You claim FF users accept bulkier systems for some benefit, but how does that explain all the APS-C users of the Canon/Nikon systems who use the same lenses in similar bodies? Or heck, how about Four Thirds, with it's, say, 35-100mm f/2.0 lens. It's more than double the weight of Canon's FF equivalent (70-200mm f/4) and 25% heavier than the f/2.8 version. And that's not cherry-picked: Aside from the 3 kit versions, every zoom for Four Thirds was over 400g, and often nearly 1000g.

Lenses like that are primarily used for shooting fast moving action at high shutter speeds. A two full f-stop difference means that the shutter must be open for 4 times as long at the same ISO - meaning, it will be much tougher to freeze action in all but very bright daylight, or very high ISOs.

Technically accurate, but not actually true because neglect the most important thing here: the sensor.
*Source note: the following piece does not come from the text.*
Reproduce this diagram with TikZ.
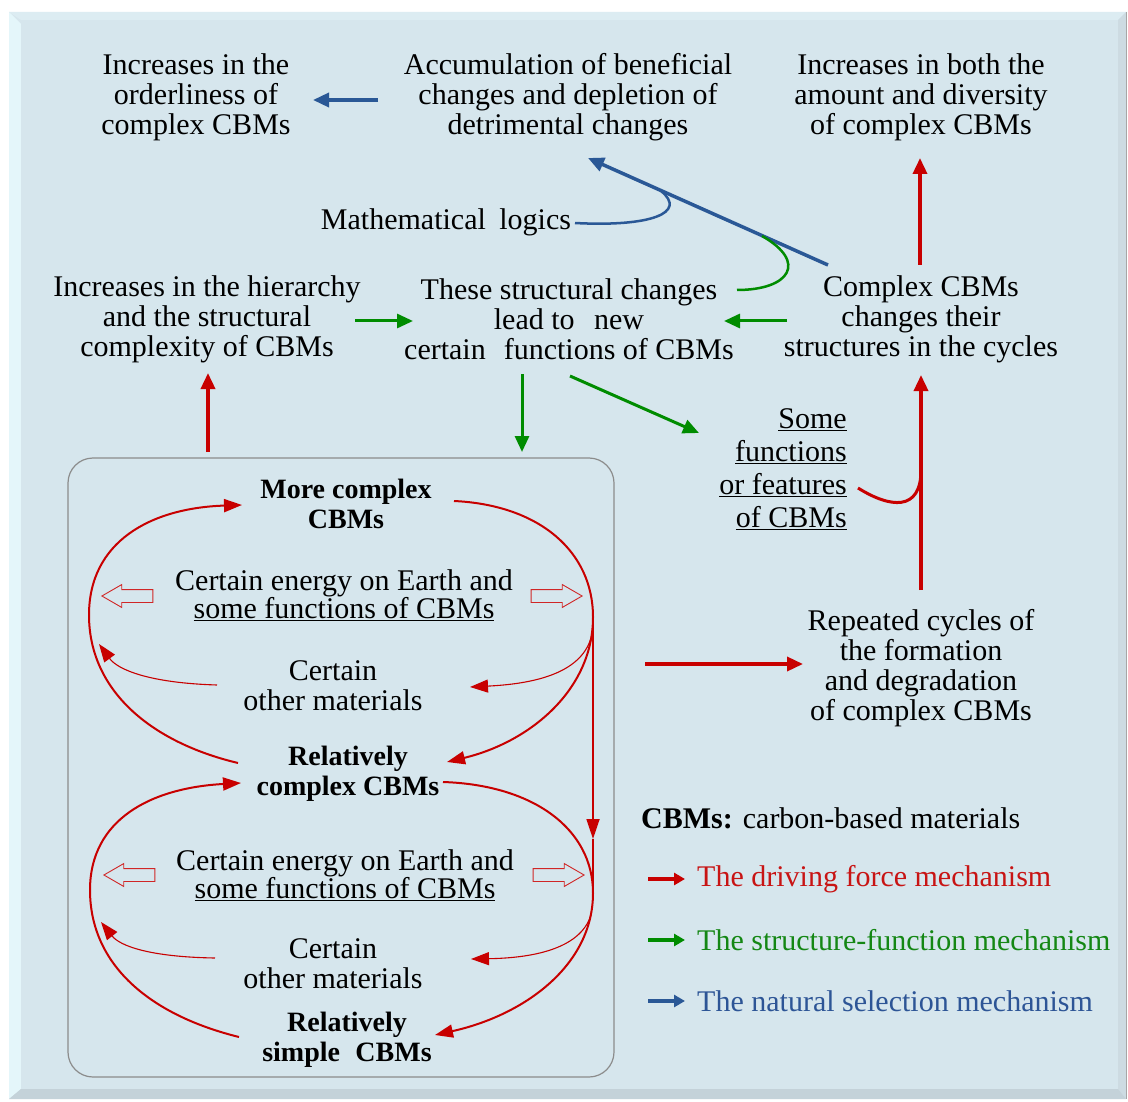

Do you think that a 16Mpx fullframe sensor performs the identically to a 16Mpx FT or 16Mpx digicam when they are set to "ISO400"?

If you look at a comparison you'll see that at the noise performance of the full frame is consistently almost two stops better than the FT sensor. Which is to say that the quality of a full frame sensor at, say, ISO 3200 is about as good as a four thirds sensor at ISO 800.

So theoretically the following produce identical shots (including motion blur) of identical quality:

FT: 100mm f/2, 1/200, ISO 400
FF: 200mm f/4, 1/200, ISO 1600

In reality there are sources of noise beyond shot, so for similarly 'good' sensors the FF image will be a little (~1/3stop) behind the FT version but it's pretty minor. You probably couldn't tell the differences between those two shots even pixel peeping.

It's also worth noting that those shots are shutter/light limited and if we were to add additional light the FF user could just drop their ISO and have their quality improve more than FT could.

So, no... These lenses gather exactly the same light; the numbers only look different because they focus it differently. They are equivalent and produce basically equivalent shots. The only difference is that in good light the FF will perform 2 stops better while in limited light the FT will be about 1/3 stop better.